Она теперь сначала видела его и переживала теперь все то, что она чувствовала тогда. Она вспомнила продолжительный, грустный, строгий взгляд его при этих словах и поняла значение упрека и отчаяния этого продолжительного взгляда.
«Я согласилась, – говорила себе теперь Наташа, – что было бы ужасно, если б он остался всегда страдающим. Я сказала это тогда так только потому, что для него это было бы ужасно, а он понял это иначе. Он подумал, что это для меня ужасно бы было. Он тогда еще хотел жить – боялся смерти. И я так грубо, глупо сказала ему. Я не думала этого. Я думала совсем другое. Если бы я сказала то, что думала, я бы сказала: пускай бы он умирал, все время умирал бы перед моими глазами, я была бы счастлива в сравнении с тем, что я теперь. Теперь… Ничего, никого нет. Знал ли он это? Нет. Не знал и никогда не узнает. И теперь никогда, никогда уже нельзя поправить этого». И опять он говорил ей те же слова, но теперь в воображении своем Наташа отвечала ему иначе. Она останавливала его и говорила: «Ужасно для вас, но не для меня. Вы знайте, что мне без вас нет ничего в жизни, и страдать с вами для меня лучшее счастие». И он брал ее руку и жал ее так, как он жал ее в тот страшный вечер, за четыре дня перед смертью. И в воображении своем она говорила ему еще другие нежные, любовные речи, которые она могла бы сказать тогда, которые она говорила теперь. «Я люблю тебя… тебя… люблю, люблю…» – говорила она, судорожно сжимая руки, стискивая зубы с ожесточенным усилием.

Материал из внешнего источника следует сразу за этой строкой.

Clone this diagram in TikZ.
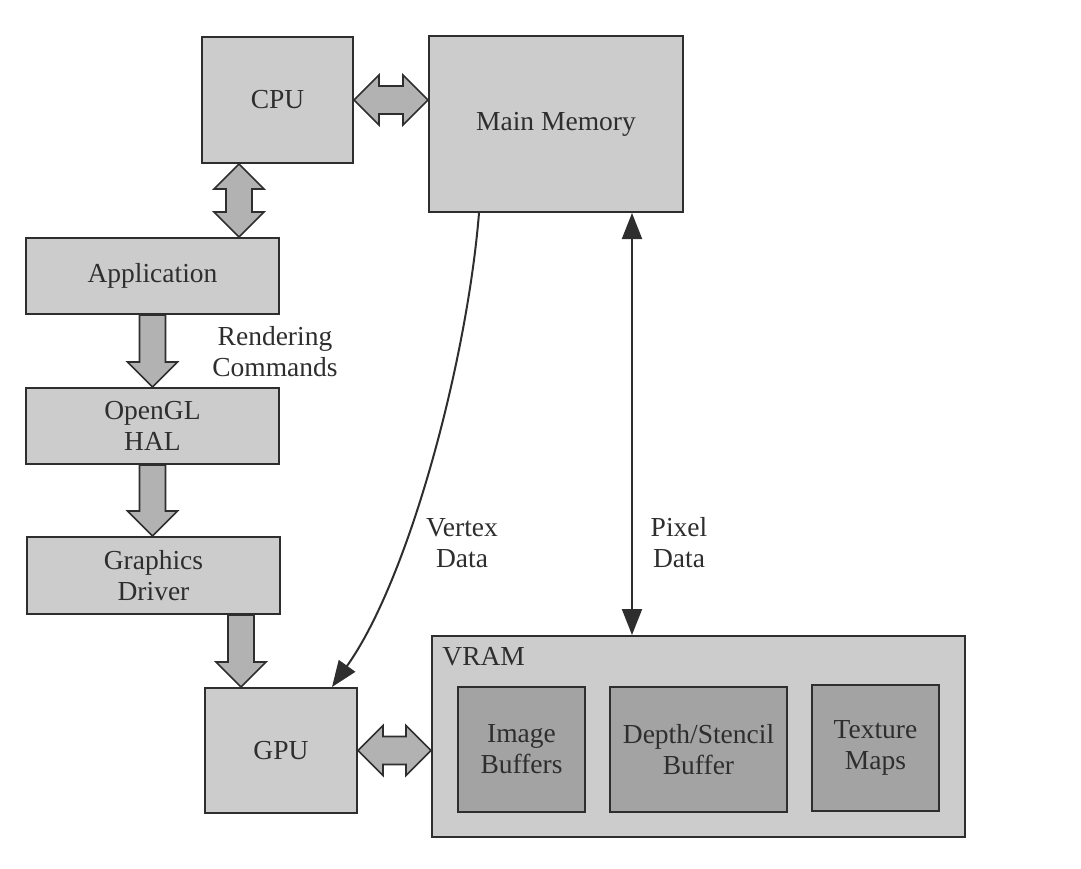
\documentclass[tikz,border=0pt]{standalone}
\usepackage{fontspec}
\setmainfont{Liberation Serif}
\usetikzlibrary{calc,arrows.meta}

\definecolor{boxgray}{gray}{0.80}
\definecolor{bufgray}{gray}{0.64}
\definecolor{arrgray}{gray}{0.70}
\definecolor{inkgray}{gray}{0.18}

\tikzset{
	box/.style={draw=inkgray, fill=boxgray, line width=1pt, inner sep=0pt, align=center,
		text=inkgray, font=\fontsize{13.75}{15.5}\selectfont},
	buf/.style={box, fill=bufgray},
	lbl/.style={align=center, text=inkgray, font=\fontsize{13.75}{15.5}\selectfont},
	blk/.style={draw=inkgray, fill=arrgray, line width=0.8pt, line join=miter},
	% block arrow pointing down
	sdn/.style={blk, to path={-- ++(13,0) -- ($(\tikztotarget)+(13,-25)$) -- ++(12,0)
		-- (\tikztotarget) -- ++(-25,-25) -- ++(12,0) -- ($(\tikztostart)+(-13,0)$) -- cycle}},
	% vertical block arrow, both ends
	vdbl/.style={blk, to path={-- ++(25,25) -- ++(-12,0) -- ($(\tikztotarget)+(13,-25)$) -- ++(12,0)
		-- (\tikztotarget) -- ++(-25,-25) -- ++(12,0) -- ($(\tikztostart)+(-13,25)$) -- ++(-12,0) -- cycle}},
	% horizontal block arrow, both ends
	hdbl/.style={blk, to path={-- ++(25,-25) -- ++(0,11) -- ($(\tikztotarget)+(-25,-14)$) -- ++(0,-11)
		-- (\tikztotarget) -- ++(-25,25) -- ++(0,-11) -- ($(\tikztostart)+(25,14)$) -- ++(0,11) -- cycle}},
	flow/.style={draw=inkgray, line width=1pt},
	tip/.tip={Triangle[length=13pt, width=10pt]}
}

\begin{document}
\begin{tikzpicture}[x=0.5pt, y=-0.5pt]
	\useasboundingbox (0,0) rectangle (1081,868);

	% boxes
	\node[box, minimum width=75.5pt, minimum height=63pt] (cpu) at (277.5,100) {CPU};
	\node[box, minimum width=127pt, minimum height=88pt] (mem) at (556,124) {Main Memory};
	\node[box, minimum width=126.5pt, minimum height=38pt] (app) at (152.5,276) {Application};
	\node[box, minimum width=126.5pt, minimum height=38pt] (ogl) at (152.5,426) {OpenGL\\HAL};
	\node[box, minimum width=126.5pt, minimum height=38.5pt] (gfx) at (153.5,575.5) {Graphics\\Driver};
	\node[box, minimum width=76pt, minimum height=62.5pt] (gpu) at (281,750.5) {GPU};
	\node[box, minimum width=266.5pt, minimum height=100.5pt] (vram) at (698.5,736.5) {};
	\node[lbl, anchor=west, inner sep=0pt] (vramlbl) at ($(vram.north west)+(11,22)$) {VRAM};
	\node[buf, minimum width=63.5pt, minimum height=62.5pt] (img) at (521.5,749.5) {Image\\Buffers};
	\node[buf, minimum width=88.5pt, minimum height=62.5pt] (dep) at (698.5,749.5) {Depth/Stencil\\Buffer};
	\node[buf, minimum width=63.5pt, minimum height=63pt] (tex) at (875.5,748) {Texture\\Maps};

	% end points of the connectors
	\coordinate (cm0) at (cpu.east);
	\coordinate (cm1) at (cpu.east -| mem.west);
	\coordinate (ca0) at ($(cpu.south west)+(38,0)$);
	\coordinate (ca1) at (ca0 |- app.north);
	\coordinate (ao0) at (app.south);
	\coordinate (ao1) at (ao0 |- ogl.north);
	\coordinate (og0) at (ogl.south);
	\coordinate (og1) at (og0 |- gfx.north);
	\coordinate (gg1) at ($(gpu.north west)+(37,0)$);
	\coordinate (gg0) at (gg1 |- gfx.south);
	\coordinate (gv0) at (gpu.east);
	\coordinate (gv1) at (gpu.east -| vram.west);
	\coordinate (vx0) at ($(mem.south west)+(51,0)$);
	\coordinate (vx1) at ($(gpu.north west)+(128,0)$);
	\coordinate (px0) at ($(mem.south west)+(204,0)$);
	\coordinate (px1) at (px0 |- vram.north);

	% block arrows
	\draw[hdbl] (cm0) to (cm1);
	\draw[vdbl] (ca0) to (ca1);
	\draw[sdn] (ao0) to (ao1);
	\draw[sdn] (og0) to (og1);
	\draw[sdn] (gg0) to (gg1);
	\draw[hdbl] (gv0) to (gv1);

	% data paths
	\draw[flow, -tip] (vx0) .. controls ($(vx0)+(-12,148)$) and ($(vx1)+(77,-108)$) .. (vx1);
	\draw[flow, tip-tip] (px0) -- (px1);

	% labels
	\node[lbl] (rend) at (275,352) {Rendering\\Commands};
	\node[lbl] (vtx) at (462,543) {Vertex\\Data};
	\node[lbl] (pix) at (679,543) {Pixel\\Data};
\end{tikzpicture}
\end{document}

И сладкое горе охватывало ее, и слезы уже выступали в глаза, но вдруг она спрашивала себя: кому она говорит это? Где он и кто он теперь? И опять все застилалось сухим, жестким недоумением, и опять, напряженно сдвинув брови, она вглядывалась туда, где он был. И вот, вот, ей казалось, она проникает тайну… Но в ту минуту, как уж ей открывалось, казалось, непонятное, громкий стук ручки замка двери болезненно поразил ее слух. Быстро и неосторожно, с испуганным, незанятым ею выражением лица, в комнату вошла горничная Дуняша.
– Пожалуйте к папаше, скорее, – сказала Дуняша с особенным и оживленным выражением. – Несчастье, о Петре Ильиче… письмо, – всхлипнув, проговорила она.

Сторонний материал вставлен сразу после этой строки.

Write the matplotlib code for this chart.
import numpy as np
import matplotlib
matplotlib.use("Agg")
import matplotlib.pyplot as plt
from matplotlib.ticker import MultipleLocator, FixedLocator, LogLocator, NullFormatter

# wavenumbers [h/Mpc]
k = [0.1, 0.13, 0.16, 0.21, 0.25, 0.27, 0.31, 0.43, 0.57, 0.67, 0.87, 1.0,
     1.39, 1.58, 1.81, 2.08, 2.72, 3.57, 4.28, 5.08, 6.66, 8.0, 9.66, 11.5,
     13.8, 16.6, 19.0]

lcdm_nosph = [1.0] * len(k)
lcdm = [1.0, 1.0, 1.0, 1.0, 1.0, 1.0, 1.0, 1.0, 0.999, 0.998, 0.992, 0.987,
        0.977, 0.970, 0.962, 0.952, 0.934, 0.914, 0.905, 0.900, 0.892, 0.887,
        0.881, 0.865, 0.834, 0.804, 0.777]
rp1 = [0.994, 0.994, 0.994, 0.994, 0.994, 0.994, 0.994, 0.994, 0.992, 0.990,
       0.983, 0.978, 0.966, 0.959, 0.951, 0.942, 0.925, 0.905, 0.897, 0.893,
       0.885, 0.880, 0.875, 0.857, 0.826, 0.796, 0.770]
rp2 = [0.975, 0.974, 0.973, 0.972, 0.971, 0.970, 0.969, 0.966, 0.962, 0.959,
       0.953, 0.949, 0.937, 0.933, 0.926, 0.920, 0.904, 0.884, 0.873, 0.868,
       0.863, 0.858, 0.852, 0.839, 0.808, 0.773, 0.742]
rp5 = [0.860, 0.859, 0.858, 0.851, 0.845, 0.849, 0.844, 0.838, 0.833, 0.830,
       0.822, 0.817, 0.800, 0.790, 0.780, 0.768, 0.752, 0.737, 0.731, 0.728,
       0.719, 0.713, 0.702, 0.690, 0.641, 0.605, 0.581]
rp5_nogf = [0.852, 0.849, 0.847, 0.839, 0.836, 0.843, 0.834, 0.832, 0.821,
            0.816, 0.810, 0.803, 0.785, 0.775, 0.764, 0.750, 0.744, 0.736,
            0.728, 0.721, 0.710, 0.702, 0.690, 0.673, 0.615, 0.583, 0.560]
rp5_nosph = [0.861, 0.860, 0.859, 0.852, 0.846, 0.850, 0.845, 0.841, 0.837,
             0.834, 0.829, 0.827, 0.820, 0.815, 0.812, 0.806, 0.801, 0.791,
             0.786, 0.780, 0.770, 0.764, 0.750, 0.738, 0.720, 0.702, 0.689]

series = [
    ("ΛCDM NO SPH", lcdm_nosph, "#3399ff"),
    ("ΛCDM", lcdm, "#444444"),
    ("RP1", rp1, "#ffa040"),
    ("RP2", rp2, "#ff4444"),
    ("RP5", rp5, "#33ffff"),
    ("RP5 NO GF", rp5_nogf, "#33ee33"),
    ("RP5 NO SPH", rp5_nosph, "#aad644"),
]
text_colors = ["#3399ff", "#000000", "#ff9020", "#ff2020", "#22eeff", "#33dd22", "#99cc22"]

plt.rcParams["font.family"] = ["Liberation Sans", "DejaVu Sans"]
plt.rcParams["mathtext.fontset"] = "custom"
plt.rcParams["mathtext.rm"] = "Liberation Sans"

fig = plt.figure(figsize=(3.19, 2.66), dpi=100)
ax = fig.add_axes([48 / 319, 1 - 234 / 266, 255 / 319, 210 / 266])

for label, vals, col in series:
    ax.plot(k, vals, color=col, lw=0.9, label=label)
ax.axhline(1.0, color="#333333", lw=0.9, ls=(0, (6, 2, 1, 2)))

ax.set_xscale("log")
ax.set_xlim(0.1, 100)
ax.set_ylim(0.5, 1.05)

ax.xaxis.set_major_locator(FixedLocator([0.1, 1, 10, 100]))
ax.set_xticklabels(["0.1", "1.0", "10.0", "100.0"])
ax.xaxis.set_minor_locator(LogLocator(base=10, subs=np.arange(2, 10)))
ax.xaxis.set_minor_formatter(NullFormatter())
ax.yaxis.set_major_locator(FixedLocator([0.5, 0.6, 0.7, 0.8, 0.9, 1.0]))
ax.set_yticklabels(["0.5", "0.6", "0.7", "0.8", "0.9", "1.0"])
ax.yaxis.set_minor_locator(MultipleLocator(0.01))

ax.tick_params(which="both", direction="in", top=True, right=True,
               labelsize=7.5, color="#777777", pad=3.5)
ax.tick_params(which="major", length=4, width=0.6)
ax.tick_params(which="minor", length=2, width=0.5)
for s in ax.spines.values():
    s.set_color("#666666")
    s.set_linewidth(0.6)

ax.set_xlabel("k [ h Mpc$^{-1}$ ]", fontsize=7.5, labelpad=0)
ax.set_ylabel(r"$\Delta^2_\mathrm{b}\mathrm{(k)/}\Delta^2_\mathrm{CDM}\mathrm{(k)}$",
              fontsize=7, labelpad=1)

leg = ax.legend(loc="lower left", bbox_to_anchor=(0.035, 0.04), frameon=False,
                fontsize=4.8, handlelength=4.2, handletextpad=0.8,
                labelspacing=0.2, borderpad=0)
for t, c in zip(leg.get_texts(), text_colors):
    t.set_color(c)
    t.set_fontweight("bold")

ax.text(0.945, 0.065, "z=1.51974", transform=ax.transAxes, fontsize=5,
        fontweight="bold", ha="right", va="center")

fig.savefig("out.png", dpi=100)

Кроме общего чувства отчуждения от всех людей, Наташа в это время испытывала особенное чувство отчуждения от лиц своей семьи. Все свои: отец, мать, Соня, были ей так близки, привычны, так будничны, что все их слова, чувства казались ей оскорблением того мира, в котором она жила последнее время, и она не только была равнодушна, но враждебно смотрела на них. Она слышала слова Дуняши о Петре Ильиче, о несчастии, но не поняла их.